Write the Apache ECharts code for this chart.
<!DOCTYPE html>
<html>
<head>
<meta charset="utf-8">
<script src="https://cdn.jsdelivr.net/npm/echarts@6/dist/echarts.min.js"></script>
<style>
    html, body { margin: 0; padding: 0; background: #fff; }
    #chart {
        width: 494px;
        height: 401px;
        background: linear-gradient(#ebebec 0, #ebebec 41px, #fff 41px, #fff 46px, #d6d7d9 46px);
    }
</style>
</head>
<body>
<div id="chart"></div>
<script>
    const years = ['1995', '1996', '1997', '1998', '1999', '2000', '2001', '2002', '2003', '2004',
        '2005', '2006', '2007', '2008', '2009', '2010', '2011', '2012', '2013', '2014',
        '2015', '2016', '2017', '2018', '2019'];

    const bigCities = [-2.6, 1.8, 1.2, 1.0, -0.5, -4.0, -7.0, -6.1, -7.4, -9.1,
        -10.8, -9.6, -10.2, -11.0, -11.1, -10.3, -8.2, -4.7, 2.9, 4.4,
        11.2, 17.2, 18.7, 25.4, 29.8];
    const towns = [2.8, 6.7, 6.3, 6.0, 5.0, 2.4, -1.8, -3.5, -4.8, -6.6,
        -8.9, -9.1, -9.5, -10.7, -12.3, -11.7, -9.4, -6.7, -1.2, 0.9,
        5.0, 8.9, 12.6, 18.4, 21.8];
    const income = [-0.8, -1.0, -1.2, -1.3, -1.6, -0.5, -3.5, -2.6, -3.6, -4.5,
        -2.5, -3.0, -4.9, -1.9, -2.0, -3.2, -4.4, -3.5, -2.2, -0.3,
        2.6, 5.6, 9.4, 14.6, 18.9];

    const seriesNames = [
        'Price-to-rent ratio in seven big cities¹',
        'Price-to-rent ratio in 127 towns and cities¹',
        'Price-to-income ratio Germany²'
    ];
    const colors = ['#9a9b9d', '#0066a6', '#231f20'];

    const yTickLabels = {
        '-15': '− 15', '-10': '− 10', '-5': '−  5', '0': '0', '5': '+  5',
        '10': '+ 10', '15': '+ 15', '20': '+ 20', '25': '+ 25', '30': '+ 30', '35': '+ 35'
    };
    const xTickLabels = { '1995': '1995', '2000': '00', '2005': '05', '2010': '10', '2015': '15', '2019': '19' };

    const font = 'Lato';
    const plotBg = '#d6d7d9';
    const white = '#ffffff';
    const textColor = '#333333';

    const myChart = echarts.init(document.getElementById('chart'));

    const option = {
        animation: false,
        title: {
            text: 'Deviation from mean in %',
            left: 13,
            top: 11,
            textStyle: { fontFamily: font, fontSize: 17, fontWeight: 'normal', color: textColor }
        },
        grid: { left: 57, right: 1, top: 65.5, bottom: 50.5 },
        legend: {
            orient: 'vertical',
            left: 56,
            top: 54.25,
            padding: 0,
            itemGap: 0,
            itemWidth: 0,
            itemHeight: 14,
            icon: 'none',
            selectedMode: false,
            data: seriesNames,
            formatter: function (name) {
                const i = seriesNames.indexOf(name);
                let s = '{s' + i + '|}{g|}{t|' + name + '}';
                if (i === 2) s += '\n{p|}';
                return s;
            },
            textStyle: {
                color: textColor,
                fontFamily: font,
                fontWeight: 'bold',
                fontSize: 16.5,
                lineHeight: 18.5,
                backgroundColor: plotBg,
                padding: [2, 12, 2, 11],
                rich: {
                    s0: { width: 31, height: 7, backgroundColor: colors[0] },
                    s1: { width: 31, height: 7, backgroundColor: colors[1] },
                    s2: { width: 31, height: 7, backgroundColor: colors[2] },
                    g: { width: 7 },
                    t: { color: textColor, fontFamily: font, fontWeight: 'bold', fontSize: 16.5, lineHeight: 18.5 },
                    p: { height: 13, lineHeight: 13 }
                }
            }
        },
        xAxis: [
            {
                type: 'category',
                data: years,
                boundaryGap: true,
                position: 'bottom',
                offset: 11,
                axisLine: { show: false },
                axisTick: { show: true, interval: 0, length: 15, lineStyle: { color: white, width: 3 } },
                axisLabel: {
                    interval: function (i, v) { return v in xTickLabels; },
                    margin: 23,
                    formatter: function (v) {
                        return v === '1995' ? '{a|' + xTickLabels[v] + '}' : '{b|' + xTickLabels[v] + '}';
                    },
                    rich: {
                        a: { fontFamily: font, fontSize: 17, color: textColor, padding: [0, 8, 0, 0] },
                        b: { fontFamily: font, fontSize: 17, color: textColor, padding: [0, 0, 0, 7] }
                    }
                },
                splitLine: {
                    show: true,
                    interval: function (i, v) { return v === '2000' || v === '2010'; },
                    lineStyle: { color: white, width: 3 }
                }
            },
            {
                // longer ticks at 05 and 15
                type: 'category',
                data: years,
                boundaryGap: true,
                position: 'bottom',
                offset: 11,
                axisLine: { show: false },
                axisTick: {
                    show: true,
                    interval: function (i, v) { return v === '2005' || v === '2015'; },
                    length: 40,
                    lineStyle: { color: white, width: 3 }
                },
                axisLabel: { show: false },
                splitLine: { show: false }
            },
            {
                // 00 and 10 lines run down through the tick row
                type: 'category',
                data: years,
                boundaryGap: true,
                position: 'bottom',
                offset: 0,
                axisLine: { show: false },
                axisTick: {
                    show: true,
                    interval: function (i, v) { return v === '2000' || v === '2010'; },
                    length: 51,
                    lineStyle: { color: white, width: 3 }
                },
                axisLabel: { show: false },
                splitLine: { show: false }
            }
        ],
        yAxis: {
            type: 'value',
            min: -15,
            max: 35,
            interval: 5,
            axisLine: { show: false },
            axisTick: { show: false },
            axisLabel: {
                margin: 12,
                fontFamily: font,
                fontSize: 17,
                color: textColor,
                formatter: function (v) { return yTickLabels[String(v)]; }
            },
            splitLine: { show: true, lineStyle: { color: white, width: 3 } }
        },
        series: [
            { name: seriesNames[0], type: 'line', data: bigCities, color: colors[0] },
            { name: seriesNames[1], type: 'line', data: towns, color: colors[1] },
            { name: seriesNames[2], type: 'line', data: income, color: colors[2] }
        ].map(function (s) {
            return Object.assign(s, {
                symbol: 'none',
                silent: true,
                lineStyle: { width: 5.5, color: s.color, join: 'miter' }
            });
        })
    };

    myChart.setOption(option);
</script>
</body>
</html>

• _The exercise_:
Print all the data exactly.

• _Completed exercise_:
Write the Apache ECharts code for this chart.
<!DOCTYPE html>
<html>
<head>
<meta charset="utf-8">
<script src="https://cdn.jsdelivr.net/npm/echarts@6/dist/echarts.min.js"></script>
<style>
    html, body { margin: 0; padding: 0; background: #fff; }
    #chart {
        width: 494px;
        height: 401px;
        background: linear-gradient(#ebebec 0, #ebebec 41px, #fff 41px, #fff 46px, #d6d7d9 46px);
    }
</style>
</head>
<body>
<div id="chart"></div>
<script>
    const years = ['1995', '1996', '1997', '1998', '1999', '2000', '2001', '2002', '2003', '2004',
        '2005', '2006', '2007', '2008', '2009', '2010', '2011', '2012', '2013', '2014',
        '2015', '2016', '2017', '2018', '2019'];

    const bigCities = [-2.6, 1.8, 1.2, 1.0, -0.5, -4.0, -7.0, -6.1, -7.4, -9.1,
        -10.8, -9.6, -10.2, -11.0, -11.1, -10.3, -8.2, -4.7, 2.9, 4.4,
        11.2, 17.2, 18.7, 25.4, 29.8];
    const towns = [2.8, 6.7, 6.3, 6.0, 5.0, 2.4, -1.8, -3.5, -4.8, -6.6,
        -8.9, -9.1, -9.5, -10.7, -12.3, -11.7, -9.4, -6.7, -1.2, 0.9,
        5.0, 8.9, 12.6, 18.4, 21.8];
    const income = [-0.8, -1.0, -1.2, -1.3, -1.6, -0.5, -3.5, -2.6, -3.6, -4.5,
        -2.5, -3.0, -4.9, -1.9, -2.0, -3.2, -4.4, -3.5, -2.2, -0.3,
        2.6, 5.6, 9.4, 14.6, 18.9];

    const seriesNames = [
        'Price-to-rent ratio in seven big cities¹',
        'Price-to-rent ratio in 127 towns and cities¹',
        'Price-to-income ratio Germany²'
    ];
    const colors = ['#9a9b9d', '#0066a6', '#231f20'];

    const yTickLabels = {
        '-15': '− 15', '-10': '− 10', '-5': '−  5', '0': '0', '5': '+  5',
        '10': '+ 10', '15': '+ 15', '20': '+ 20', '25': '+ 25', '30': '+ 30', '35': '+ 35'
    };
    const xTickLabels = { '1995': '1995', '2000': '00', '2005': '05', '2010': '10', '2015': '15', '2019': '19' };

    const font = 'Lato';
    const plotBg = '#d6d7d9';
    const white = '#ffffff';
    const textColor = '#333333';

    const myChart = echarts.init(document.getElementById('chart'));

    const option = {
        animation: false,
        title: {
            text: 'Deviation from mean in %',
            left: 13,
            top: 11,
            textStyle: { fontFamily: font, fontSize: 17, fontWeight: 'normal', color: textColor }
        },
        grid: { left: 57, right: 1, top: 65.5, bottom: 50.5 },
        legend: {
            orient: 'vertical',
            left: 56,
            top: 54.25,
            padding: 0,
            itemGap: 0,
            itemWidth: 0,
            itemHeight: 14,
            icon: 'none',
            selectedMode: false,
            data: seriesNames,
            formatter: function (name) {
                const i = seriesNames.indexOf(name);
                let s = '{s' + i + '|}{g|}{t|' + name + '}';
                if (i === 2) s += '\n{p|}';
                return s;
            },
            textStyle: {
                color: textColor,
                fontFamily: font,
                fontWeight: 'bold',
                fontSize: 16.5,
                lineHeight: 18.5,
                backgroundColor: plotBg,
                padding: [2, 12, 2, 11],
                rich: {
                    s0: { width: 31, height: 7, backgroundColor: colors[0] },
                    s1: { width: 31, height: 7, backgroundColor: colors[1] },
                    s2: { width: 31, height: 7, backgroundColor: colors[2] },
                    g: { width: 7 },
                    t: { color: textColor, fontFamily: font, fontWeight: 'bold', fontSize: 16.5, lineHeight: 18.5 },
                    p: { height: 13, lineHeight: 13 }
                }
            }
        },
        xAxis: [
            {
                type: 'category',
                data: years,
                boundaryGap: true,
                position: 'bottom',
                offset: 11,
                axisLine: { show: false },
                axisTick: { show: true, interval: 0, length: 15, lineStyle: { color: white, width: 3 } },
                axisLabel: {
                    interval: function (i, v) { return v in xTickLabels; },
                    margin: 23,
                    formatter: function (v) {
                        return v === '1995' ? '{a|' + xTickLabels[v] + '}' : '{b|' + xTickLabels[v] + '}';
                    },
                    rich: {
                        a: { fontFamily: font, fontSize: 17, color: textColor, padding: [0, 8, 0, 0] },
                        b: { fontFamily: font, fontSize: 17, color: textColor, padding: [0, 0, 0, 7] }
                    }
                },
                splitLine: {
                    show: true,
                    interval: function (i, v) { return v === '2000' || v === '2010'; },
                    lineStyle: { color: white, width: 3 }
                }
            },
            {
                // longer ticks at 05 and 15
                type: 'category',
                data: years,
                boundaryGap: true,
                position: 'bottom',
                offset: 11,
                axisLine: { show: false },
                axisTick: {
                    show: true,
                    interval: function (i, v) { return v === '2005' || v === '2015'; },
                    length: 40,
                    lineStyle: { color: white, width: 3 }
                },
                axisLabel: { show: false },
                splitLine: { show: false }
            },
            {
                // 00 and 10 lines run down through the tick row
                type: 'category',
                data: years,
                boundaryGap: true,
                position: 'bottom',
                offset: 0,
                axisLine: { show: false },
                axisTick: {
                    show: true,
                    interval: function (i, v) { return v === '2000' || v === '2010'; },
                    length: 51,
                    lineStyle: { color: white, width: 3 }
                },
                axisLabel: { show: false },
                splitLine: { show: false }
            }
        ],
        yAxis: {
            type: 'value',
            min: -15,
            max: 35,
            interval: 5,
            axisLine: { show: false },
            axisTick: { show: false },
            axisLabel: {
                margin: 12,
                fontFamily: font,
                fontSize: 17,
                color: textColor,
                formatter: function (v) { return yTickLabels[String(v)]; }
            },
            splitLine: { show: true, lineStyle: { color: white, width: 3 } }
        },
        series: [
            { name: seriesNames[0], type: 'line', data: bigCities, color: colors[0] },
            { name: seriesNames[1], type: 'line', data: towns, color: colors[1] },
            { name: seriesNames[2], type: 'line', data: income, color: colors[2] }
        ].map(function (s) {
            return Object.assign(s, {
                symbol: 'none',
                silent: true,
                lineStyle: { width: 5.5, color: s.color, join: 'miter' }
            });
        })
    };

    myChart.setOption(option);
</script>
</body>
</html>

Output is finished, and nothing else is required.